* _RECORDED DATA_

— start —

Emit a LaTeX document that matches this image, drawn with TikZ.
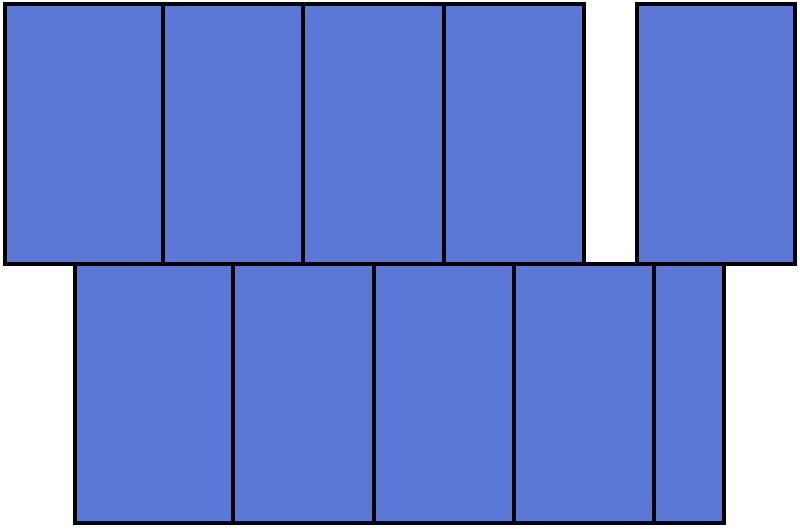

— end —
— start —

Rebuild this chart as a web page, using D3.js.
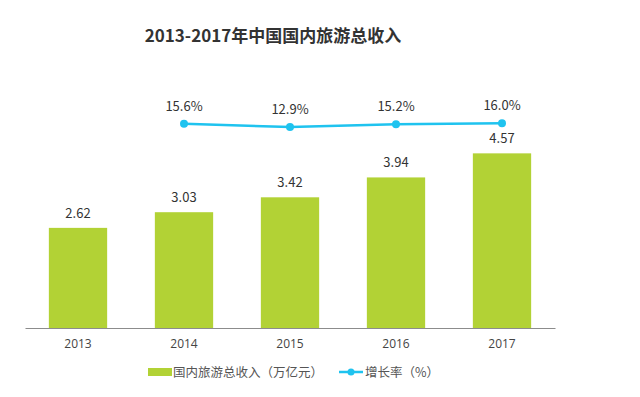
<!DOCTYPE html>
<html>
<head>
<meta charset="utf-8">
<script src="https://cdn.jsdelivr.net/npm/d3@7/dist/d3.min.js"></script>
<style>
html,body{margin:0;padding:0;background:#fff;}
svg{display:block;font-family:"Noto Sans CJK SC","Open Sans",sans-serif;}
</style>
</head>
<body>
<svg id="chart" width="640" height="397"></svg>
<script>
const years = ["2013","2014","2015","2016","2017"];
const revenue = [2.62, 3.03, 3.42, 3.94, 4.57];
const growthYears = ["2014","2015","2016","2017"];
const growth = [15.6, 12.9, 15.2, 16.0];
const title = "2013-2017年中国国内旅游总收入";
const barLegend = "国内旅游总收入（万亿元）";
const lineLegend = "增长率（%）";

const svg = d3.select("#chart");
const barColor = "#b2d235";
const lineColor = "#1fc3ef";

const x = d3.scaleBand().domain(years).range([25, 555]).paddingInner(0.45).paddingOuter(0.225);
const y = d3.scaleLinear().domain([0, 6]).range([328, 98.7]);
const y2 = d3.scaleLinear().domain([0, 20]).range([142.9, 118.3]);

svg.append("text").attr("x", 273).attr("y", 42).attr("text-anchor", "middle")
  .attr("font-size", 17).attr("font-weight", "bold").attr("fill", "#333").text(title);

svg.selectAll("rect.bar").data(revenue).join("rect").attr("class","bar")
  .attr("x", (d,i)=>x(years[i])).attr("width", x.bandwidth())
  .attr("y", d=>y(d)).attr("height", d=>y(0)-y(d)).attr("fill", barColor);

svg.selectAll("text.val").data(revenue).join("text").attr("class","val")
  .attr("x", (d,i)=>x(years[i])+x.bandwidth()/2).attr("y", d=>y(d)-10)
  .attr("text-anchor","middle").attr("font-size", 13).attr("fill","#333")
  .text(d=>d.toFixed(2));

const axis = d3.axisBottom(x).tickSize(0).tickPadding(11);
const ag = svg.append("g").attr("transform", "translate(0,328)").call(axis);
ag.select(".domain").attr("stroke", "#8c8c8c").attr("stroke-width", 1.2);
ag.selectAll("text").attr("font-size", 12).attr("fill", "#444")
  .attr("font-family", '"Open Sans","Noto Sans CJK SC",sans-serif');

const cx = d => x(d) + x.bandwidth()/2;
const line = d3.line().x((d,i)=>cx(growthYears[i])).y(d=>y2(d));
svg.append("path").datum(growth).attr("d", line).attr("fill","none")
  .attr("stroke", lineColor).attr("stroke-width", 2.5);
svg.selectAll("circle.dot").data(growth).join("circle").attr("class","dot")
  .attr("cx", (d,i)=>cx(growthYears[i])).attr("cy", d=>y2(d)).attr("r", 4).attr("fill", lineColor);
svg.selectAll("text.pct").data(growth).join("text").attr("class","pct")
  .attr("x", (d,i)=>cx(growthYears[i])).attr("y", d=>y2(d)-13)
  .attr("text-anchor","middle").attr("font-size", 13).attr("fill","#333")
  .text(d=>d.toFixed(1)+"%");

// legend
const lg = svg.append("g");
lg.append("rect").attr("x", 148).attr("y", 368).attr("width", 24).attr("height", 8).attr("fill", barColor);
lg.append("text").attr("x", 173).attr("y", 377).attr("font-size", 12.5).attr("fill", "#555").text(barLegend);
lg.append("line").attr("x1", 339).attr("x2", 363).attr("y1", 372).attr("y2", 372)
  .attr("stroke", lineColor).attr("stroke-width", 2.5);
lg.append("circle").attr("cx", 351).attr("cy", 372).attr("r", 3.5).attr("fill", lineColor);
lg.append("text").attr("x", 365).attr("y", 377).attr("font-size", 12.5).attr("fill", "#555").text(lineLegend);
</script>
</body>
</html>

— end —

Copy out each line of the data where the string "chart" appears.

* _FINISHED ANSWER_
Rebuild this chart as a web page, using D3.js.
<svg id="chart" width="640" height="397"></svg>
const svg = d3.select("#chart");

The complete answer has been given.